In general, the wage surveys result in higher wages for the guest workers and the domestic employees, Veal said.
“It’s to drive wages up, not down,” Veal said.
However, critics like Costa and others, including the Southern Poverty Law Center, say the H-2B program is rife with abuse and is used to undercut pay for U.S. citizens. The Southern Poverty Law Center has described the guest worker program and its systemic abuses as “close to slavery.”
Despite the problems, few guest workers are willing to complain because they fear retaliation, said Meredith Stewart, a staff attorney for the center. Employers control the workers’ visas, and people who complain face deportation and being blocked from future employment.
The center has filed a federal lawsuit against Baton Rouge-based R&A Oysters, claiming the company failed to properly pay more than 100 guest workers at its Bayou La Batre, Alabama, processing plant.
The lawsuit says the company never reimbursed the workers for the cost of the visas and travel expenses and forced workers to pay for their own equipment, including oyster knives, overalls, gloves and boots. The result was the workers’ pay fell below the level required by federal law, according to the lawsuit.

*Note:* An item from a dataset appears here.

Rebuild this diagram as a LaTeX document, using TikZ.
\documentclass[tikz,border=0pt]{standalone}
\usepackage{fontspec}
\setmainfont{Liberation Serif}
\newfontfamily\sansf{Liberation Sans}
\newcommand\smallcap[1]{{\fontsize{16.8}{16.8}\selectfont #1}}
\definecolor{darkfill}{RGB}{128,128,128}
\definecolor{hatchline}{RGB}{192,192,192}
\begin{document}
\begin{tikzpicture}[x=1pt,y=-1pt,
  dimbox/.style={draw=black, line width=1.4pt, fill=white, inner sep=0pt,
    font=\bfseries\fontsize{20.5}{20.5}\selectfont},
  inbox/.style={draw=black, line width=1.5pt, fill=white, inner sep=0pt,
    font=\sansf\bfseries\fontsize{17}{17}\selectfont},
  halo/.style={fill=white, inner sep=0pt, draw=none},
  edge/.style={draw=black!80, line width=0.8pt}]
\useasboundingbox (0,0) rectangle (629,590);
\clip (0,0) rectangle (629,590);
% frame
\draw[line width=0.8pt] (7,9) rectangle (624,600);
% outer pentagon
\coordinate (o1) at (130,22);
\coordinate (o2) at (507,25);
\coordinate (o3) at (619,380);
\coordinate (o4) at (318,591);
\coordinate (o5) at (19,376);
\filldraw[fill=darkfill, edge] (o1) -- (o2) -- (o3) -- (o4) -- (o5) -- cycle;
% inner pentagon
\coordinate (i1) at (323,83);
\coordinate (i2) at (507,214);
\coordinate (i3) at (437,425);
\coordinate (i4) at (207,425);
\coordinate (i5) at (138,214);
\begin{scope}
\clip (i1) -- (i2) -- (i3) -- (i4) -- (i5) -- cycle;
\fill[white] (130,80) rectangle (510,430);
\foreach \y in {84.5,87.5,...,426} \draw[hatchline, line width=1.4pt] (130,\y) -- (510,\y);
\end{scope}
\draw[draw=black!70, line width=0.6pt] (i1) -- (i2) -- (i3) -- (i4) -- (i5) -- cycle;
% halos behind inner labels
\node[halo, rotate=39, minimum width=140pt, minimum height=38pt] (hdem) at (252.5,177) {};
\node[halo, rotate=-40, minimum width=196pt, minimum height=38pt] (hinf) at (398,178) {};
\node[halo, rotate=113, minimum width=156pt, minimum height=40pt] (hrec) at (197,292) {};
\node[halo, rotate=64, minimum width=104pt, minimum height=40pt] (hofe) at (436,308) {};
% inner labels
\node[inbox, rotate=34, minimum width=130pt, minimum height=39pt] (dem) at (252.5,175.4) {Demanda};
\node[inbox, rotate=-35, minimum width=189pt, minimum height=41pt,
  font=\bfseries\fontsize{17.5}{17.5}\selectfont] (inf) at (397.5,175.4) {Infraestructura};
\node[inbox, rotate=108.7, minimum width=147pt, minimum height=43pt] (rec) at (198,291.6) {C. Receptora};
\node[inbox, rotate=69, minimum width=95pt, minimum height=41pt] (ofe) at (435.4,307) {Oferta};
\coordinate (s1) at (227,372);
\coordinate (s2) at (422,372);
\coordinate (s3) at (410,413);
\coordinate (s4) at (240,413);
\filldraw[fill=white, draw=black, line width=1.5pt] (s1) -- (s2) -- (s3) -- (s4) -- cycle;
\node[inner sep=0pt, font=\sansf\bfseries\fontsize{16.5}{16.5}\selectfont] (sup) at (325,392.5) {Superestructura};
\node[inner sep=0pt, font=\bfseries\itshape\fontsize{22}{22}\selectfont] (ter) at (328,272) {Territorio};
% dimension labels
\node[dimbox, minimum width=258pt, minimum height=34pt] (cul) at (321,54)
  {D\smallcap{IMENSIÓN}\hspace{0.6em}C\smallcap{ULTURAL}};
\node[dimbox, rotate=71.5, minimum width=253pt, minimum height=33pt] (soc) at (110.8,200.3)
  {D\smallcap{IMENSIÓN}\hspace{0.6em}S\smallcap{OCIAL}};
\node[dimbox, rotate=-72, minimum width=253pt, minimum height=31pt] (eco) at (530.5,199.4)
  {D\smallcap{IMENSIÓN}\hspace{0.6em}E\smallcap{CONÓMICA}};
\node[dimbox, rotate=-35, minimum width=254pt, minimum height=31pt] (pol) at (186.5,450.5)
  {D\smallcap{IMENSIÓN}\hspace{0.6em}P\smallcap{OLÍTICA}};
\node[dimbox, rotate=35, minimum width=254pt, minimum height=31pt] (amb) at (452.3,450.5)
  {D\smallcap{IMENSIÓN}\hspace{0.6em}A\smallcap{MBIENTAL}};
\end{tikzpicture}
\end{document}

R&A Oyster officials could not be reached for comment.
In 2012, guest workers in Louisiana averaged $8.11 an hour for meat, poultry and fish cutting and trimming, the Economic Policy Institute report says. The state average for those professions was $10.20 an hour.
Costa said it wouldn’t be too far off to call the H-2B program “indentured servitude.”
Federal law allows employers to keep the workers’ wages low and prevent immigrant workers from switching jobs, Costa said. The workers, who pay recruiters fees to get the jobs, arrive in debt and can’t complain if their wages are lower than promised.
Strain scoffed at both the Southern Poverty Law Center’s and Costa’s depiction of the guest-worker program.
Federal laws protect the workers, he said. Employers have to pay the workers’ transportation costs, a per diem coming here and going back, house them and guarantee 75 percent of the hours, whether they are worked or not.
“There’s a host of things and costs involved in bringing in these workers. … It is less expensive, at the same wage rate, to have local workers,” Strain said. “These entities would love to have local workers if they could get them. Bottom line is they can’t get them.”